» WHAT IS ASKED
All of the data needs to be repeated exactly.

» SOURCE DATA

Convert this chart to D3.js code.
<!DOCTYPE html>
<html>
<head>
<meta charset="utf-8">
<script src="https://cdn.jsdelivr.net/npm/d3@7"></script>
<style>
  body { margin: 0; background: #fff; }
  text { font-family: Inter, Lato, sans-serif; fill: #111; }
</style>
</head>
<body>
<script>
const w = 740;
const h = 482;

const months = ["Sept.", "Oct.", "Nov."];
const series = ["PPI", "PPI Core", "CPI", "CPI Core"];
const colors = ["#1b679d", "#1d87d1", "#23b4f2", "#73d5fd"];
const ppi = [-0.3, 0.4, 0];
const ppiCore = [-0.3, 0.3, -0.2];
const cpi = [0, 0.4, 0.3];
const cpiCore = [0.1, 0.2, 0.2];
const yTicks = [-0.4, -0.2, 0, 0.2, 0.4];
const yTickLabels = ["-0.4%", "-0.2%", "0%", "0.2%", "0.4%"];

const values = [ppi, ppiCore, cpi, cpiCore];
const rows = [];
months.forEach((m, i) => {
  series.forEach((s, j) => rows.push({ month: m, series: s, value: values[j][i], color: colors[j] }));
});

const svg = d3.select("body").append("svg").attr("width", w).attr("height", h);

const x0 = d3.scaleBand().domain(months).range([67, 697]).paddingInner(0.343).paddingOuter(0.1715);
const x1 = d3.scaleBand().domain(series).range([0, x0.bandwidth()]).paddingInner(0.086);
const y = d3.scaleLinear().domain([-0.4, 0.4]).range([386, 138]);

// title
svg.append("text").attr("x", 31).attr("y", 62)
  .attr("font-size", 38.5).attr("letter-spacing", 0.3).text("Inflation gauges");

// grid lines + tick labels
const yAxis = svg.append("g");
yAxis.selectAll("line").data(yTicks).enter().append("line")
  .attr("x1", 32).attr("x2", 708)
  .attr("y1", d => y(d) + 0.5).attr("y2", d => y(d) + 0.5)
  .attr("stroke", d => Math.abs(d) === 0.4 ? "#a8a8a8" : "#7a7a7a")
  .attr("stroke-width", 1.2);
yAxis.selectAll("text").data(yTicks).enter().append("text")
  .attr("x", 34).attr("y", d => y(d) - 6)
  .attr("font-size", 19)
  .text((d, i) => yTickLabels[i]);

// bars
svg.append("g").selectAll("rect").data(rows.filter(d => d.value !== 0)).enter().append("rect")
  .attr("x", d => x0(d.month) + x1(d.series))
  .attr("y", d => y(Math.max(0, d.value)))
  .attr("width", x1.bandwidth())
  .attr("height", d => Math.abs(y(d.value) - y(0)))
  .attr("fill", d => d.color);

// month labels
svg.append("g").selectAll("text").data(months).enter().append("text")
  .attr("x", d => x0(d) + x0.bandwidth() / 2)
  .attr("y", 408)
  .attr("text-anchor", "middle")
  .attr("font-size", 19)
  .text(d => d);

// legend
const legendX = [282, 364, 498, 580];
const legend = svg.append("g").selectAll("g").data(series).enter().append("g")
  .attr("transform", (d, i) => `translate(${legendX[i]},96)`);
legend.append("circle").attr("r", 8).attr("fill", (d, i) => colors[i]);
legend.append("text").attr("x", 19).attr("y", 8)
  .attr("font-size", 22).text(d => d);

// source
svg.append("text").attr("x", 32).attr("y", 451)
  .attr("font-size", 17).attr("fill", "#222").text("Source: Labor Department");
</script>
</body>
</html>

» TASK RESULT
Convert this chart to D3.js code.
<!DOCTYPE html>
<html>
<head>
<meta charset="utf-8">
<script src="https://cdn.jsdelivr.net/npm/d3@7"></script>
<style>
  body { margin: 0; background: #fff; }
  text { font-family: Inter, Lato, sans-serif; fill: #111; }
</style>
</head>
<body>
<script>
const w = 740;
const h = 482;

const months = ["Sept.", "Oct.", "Nov."];
const series = ["PPI", "PPI Core", "CPI", "CPI Core"];
const colors = ["#1b679d", "#1d87d1", "#23b4f2", "#73d5fd"];
const ppi = [-0.3, 0.4, 0];
const ppiCore = [-0.3, 0.3, -0.2];
const cpi = [0, 0.4, 0.3];
const cpiCore = [0.1, 0.2, 0.2];
const yTicks = [-0.4, -0.2, 0, 0.2, 0.4];
const yTickLabels = ["-0.4%", "-0.2%", "0%", "0.2%", "0.4%"];

const values = [ppi, ppiCore, cpi, cpiCore];
const rows = [];
months.forEach((m, i) => {
  series.forEach((s, j) => rows.push({ month: m, series: s, value: values[j][i], color: colors[j] }));
});

const svg = d3.select("body").append("svg").attr("width", w).attr("height", h);

const x0 = d3.scaleBand().domain(months).range([67, 697]).paddingInner(0.343).paddingOuter(0.1715);
const x1 = d3.scaleBand().domain(series).range([0, x0.bandwidth()]).paddingInner(0.086);
const y = d3.scaleLinear().domain([-0.4, 0.4]).range([386, 138]);

// title
svg.append("text").attr("x", 31).attr("y", 62)
  .attr("font-size", 38.5).attr("letter-spacing", 0.3).text("Inflation gauges");

// grid lines + tick labels
const yAxis = svg.append("g");
yAxis.selectAll("line").data(yTicks).enter().append("line")
  .attr("x1", 32).attr("x2", 708)
  .attr("y1", d => y(d) + 0.5).attr("y2", d => y(d) + 0.5)
  .attr("stroke", d => Math.abs(d) === 0.4 ? "#a8a8a8" : "#7a7a7a")
  .attr("stroke-width", 1.2);
yAxis.selectAll("text").data(yTicks).enter().append("text")
  .attr("x", 34).attr("y", d => y(d) - 6)
  .attr("font-size", 19)
  .text((d, i) => yTickLabels[i]);

// bars
svg.append("g").selectAll("rect").data(rows.filter(d => d.value !== 0)).enter().append("rect")
  .attr("x", d => x0(d.month) + x1(d.series))
  .attr("y", d => y(Math.max(0, d.value)))
  .attr("width", x1.bandwidth())
  .attr("height", d => Math.abs(y(d.value) - y(0)))
  .attr("fill", d => d.color);

// month labels
svg.append("g").selectAll("text").data(months).enter().append("text")
  .attr("x", d => x0(d) + x0.bandwidth() / 2)
  .attr("y", 408)
  .attr("text-anchor", "middle")
  .attr("font-size", 19)
  .text(d => d);

// legend
const legendX = [282, 364, 498, 580];
const legend = svg.append("g").selectAll("g").data(series).enter().append("g")
  .attr("transform", (d, i) => `translate(${legendX[i]},96)`);
legend.append("circle").attr("r", 8).attr("fill", (d, i) => colors[i]);
legend.append("text").attr("x", 19).attr("y", 8)
  .attr("font-size", 22).text(d => d);

// source
svg.append("text").attr("x", 32).attr("y", 451)
  .attr("font-size", 17).attr("fill", "#222").text("Source: Labor Department");
</script>
</body>
</html>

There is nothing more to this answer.